§ **Source code of charts**
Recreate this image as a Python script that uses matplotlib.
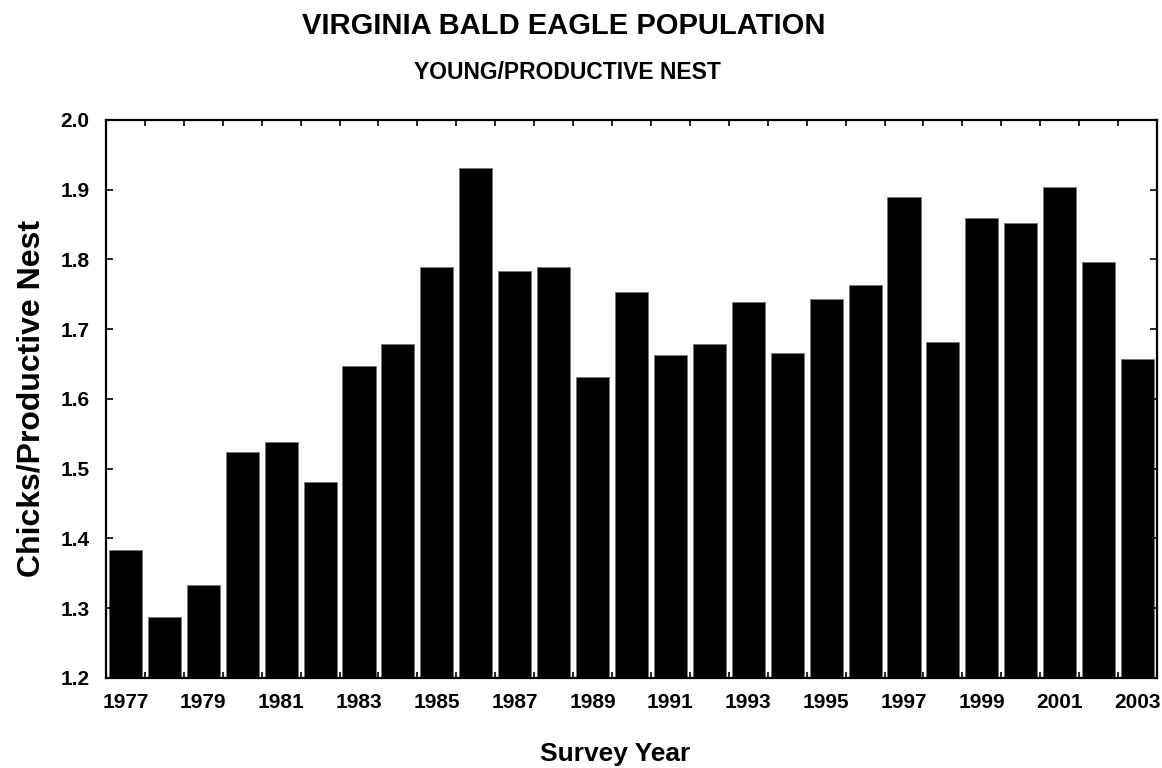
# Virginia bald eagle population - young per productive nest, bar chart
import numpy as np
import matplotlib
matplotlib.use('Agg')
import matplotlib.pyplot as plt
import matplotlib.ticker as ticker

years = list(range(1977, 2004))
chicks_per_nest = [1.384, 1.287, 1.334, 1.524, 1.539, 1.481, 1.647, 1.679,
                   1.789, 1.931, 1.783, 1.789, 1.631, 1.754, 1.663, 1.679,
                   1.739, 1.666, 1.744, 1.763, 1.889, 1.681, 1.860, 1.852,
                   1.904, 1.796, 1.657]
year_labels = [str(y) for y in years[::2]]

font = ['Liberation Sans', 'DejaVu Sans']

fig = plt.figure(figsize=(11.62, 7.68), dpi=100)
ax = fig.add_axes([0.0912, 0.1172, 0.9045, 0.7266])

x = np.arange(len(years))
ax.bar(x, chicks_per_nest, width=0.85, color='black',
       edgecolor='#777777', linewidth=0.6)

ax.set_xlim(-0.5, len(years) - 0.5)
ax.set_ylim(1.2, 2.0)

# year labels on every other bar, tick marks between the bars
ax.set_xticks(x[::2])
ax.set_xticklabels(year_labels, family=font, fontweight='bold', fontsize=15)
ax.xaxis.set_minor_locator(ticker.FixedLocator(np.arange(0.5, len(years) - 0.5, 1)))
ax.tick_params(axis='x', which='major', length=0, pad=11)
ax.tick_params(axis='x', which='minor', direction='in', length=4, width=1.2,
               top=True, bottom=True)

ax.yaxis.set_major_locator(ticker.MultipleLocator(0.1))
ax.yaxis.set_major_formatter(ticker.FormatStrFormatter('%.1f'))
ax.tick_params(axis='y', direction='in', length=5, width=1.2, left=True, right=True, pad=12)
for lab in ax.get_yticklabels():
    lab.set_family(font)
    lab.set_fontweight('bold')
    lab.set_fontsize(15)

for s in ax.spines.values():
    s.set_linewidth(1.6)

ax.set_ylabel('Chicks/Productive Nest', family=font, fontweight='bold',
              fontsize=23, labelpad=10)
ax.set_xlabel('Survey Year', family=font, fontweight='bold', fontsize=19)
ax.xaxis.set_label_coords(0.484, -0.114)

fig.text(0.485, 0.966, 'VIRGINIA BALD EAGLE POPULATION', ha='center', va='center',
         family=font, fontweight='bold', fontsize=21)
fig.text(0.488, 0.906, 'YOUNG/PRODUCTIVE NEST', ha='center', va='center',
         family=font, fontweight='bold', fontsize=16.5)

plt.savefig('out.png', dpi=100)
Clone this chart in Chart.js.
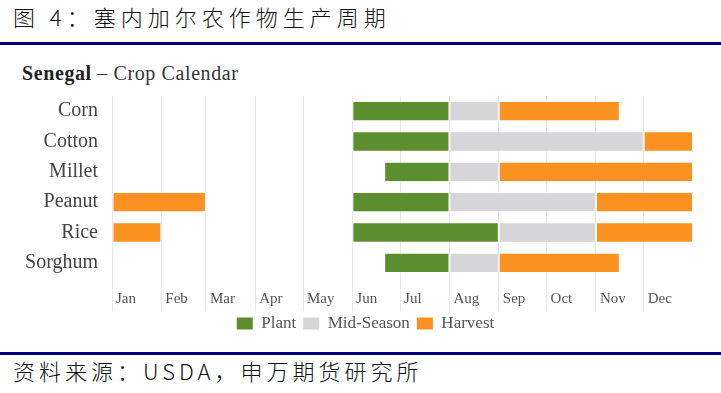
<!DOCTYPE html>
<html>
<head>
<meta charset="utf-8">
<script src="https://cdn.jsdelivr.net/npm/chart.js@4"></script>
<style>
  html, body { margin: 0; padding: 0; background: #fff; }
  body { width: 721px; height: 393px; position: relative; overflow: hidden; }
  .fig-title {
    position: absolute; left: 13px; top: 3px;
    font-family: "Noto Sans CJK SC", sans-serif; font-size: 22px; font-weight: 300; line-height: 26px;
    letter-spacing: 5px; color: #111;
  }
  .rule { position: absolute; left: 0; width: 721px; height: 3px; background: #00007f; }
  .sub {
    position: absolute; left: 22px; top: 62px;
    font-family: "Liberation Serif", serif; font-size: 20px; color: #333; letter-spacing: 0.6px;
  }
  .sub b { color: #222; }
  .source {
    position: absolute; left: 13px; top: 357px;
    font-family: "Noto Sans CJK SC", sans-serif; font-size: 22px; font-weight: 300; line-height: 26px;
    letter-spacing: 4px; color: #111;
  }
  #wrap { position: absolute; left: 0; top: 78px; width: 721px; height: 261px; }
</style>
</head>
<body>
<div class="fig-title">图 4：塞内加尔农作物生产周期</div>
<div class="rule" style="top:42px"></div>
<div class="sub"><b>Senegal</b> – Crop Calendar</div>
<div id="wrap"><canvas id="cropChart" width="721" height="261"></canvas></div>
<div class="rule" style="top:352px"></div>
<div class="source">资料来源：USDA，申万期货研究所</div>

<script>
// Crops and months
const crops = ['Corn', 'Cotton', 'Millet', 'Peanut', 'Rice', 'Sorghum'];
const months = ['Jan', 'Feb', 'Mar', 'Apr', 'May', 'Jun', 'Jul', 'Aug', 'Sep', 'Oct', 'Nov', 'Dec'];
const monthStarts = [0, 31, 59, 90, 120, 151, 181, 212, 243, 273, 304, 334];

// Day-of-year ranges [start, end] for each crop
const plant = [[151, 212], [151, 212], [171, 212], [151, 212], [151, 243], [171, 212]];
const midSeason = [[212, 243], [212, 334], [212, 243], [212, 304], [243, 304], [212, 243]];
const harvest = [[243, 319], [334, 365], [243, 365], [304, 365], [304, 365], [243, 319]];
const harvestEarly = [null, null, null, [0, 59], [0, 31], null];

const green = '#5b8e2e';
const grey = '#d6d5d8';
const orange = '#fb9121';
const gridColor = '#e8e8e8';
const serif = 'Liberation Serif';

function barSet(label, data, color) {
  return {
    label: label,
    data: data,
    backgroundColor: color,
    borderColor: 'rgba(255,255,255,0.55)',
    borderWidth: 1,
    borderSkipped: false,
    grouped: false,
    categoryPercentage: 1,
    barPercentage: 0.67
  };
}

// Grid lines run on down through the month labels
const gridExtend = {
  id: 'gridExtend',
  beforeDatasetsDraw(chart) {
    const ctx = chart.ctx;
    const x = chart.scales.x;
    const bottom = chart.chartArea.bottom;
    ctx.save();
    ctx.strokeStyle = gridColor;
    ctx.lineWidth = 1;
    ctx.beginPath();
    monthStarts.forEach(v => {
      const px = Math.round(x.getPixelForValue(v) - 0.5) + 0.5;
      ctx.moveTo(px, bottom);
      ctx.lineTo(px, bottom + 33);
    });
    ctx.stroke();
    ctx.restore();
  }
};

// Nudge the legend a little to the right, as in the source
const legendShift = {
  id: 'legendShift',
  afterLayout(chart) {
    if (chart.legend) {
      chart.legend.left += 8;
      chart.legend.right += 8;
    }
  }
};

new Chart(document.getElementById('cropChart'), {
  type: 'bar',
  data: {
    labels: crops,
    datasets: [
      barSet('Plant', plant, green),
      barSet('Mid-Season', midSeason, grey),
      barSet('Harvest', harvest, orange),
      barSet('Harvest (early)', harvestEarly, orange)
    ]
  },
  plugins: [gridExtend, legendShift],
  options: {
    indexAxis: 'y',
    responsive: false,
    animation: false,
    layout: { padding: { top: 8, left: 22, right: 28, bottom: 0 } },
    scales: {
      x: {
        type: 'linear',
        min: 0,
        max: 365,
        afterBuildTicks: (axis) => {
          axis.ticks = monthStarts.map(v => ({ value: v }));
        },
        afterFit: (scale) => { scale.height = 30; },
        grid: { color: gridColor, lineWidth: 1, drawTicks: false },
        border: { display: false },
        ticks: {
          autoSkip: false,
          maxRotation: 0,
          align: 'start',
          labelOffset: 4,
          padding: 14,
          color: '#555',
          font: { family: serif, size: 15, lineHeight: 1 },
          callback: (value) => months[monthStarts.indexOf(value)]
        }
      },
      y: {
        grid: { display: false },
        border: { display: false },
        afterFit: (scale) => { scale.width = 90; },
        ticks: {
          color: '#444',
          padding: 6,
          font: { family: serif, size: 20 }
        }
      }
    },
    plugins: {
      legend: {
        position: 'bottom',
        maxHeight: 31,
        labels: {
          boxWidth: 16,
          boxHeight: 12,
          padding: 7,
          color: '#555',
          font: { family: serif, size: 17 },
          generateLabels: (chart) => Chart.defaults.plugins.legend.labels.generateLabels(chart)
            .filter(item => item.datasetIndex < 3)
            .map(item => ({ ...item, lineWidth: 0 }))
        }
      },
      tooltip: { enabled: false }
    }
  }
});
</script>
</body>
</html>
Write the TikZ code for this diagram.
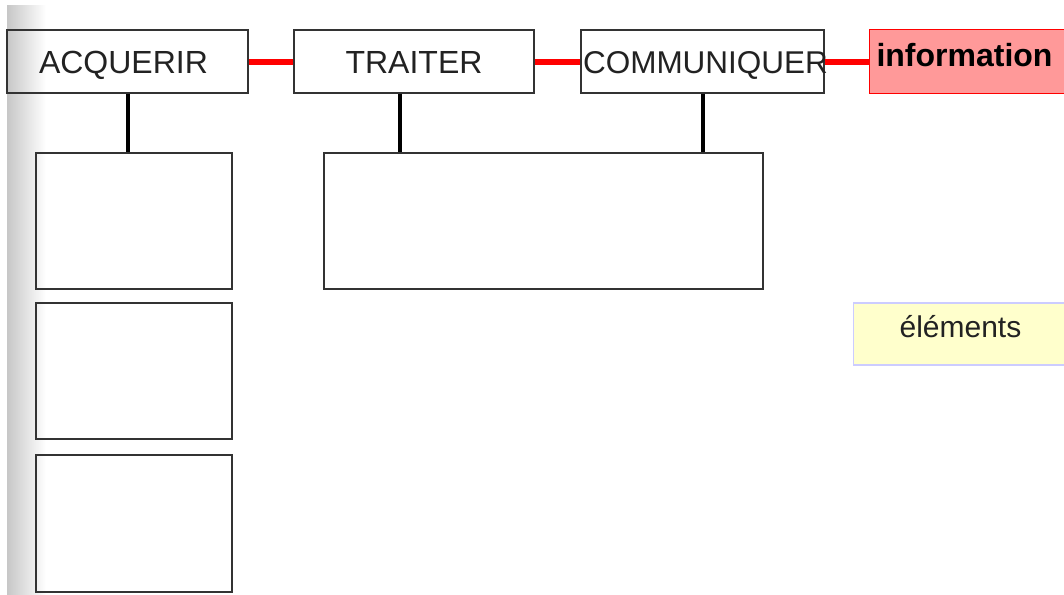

§ **THE REQUEST**
Reproduce, word for word, every line from the start of the records down to and including the line with "ax = fig.add_axes([0.0912, 0.1172, 0.9045, 0.7266])"; skip the pictures.

§ **CORRECT ANSWER**
Recreate this image as a Python script that uses matplotlib.
# Virginia bald eagle population - young per productive nest, bar chart
import numpy as np
import matplotlib
matplotlib.use('Agg')
import matplotlib.pyplot as plt
import matplotlib.ticker as ticker

years = list(range(1977, 2004))
chicks_per_nest = [1.384, 1.287, 1.334, 1.524, 1.539, 1.481, 1.647, 1.679,
                   1.789, 1.931, 1.783, 1.789, 1.631, 1.754, 1.663, 1.679,
                   1.739, 1.666, 1.744, 1.763, 1.889, 1.681, 1.860, 1.852,
                   1.904, 1.796, 1.657]
year_labels = [str(y) for y in years[::2]]

font = ['Liberation Sans', 'DejaVu Sans']

fig = plt.figure(figsize=(11.62, 7.68), dpi=100)
ax = fig.add_axes([0.0912, 0.1172, 0.9045, 0.7266])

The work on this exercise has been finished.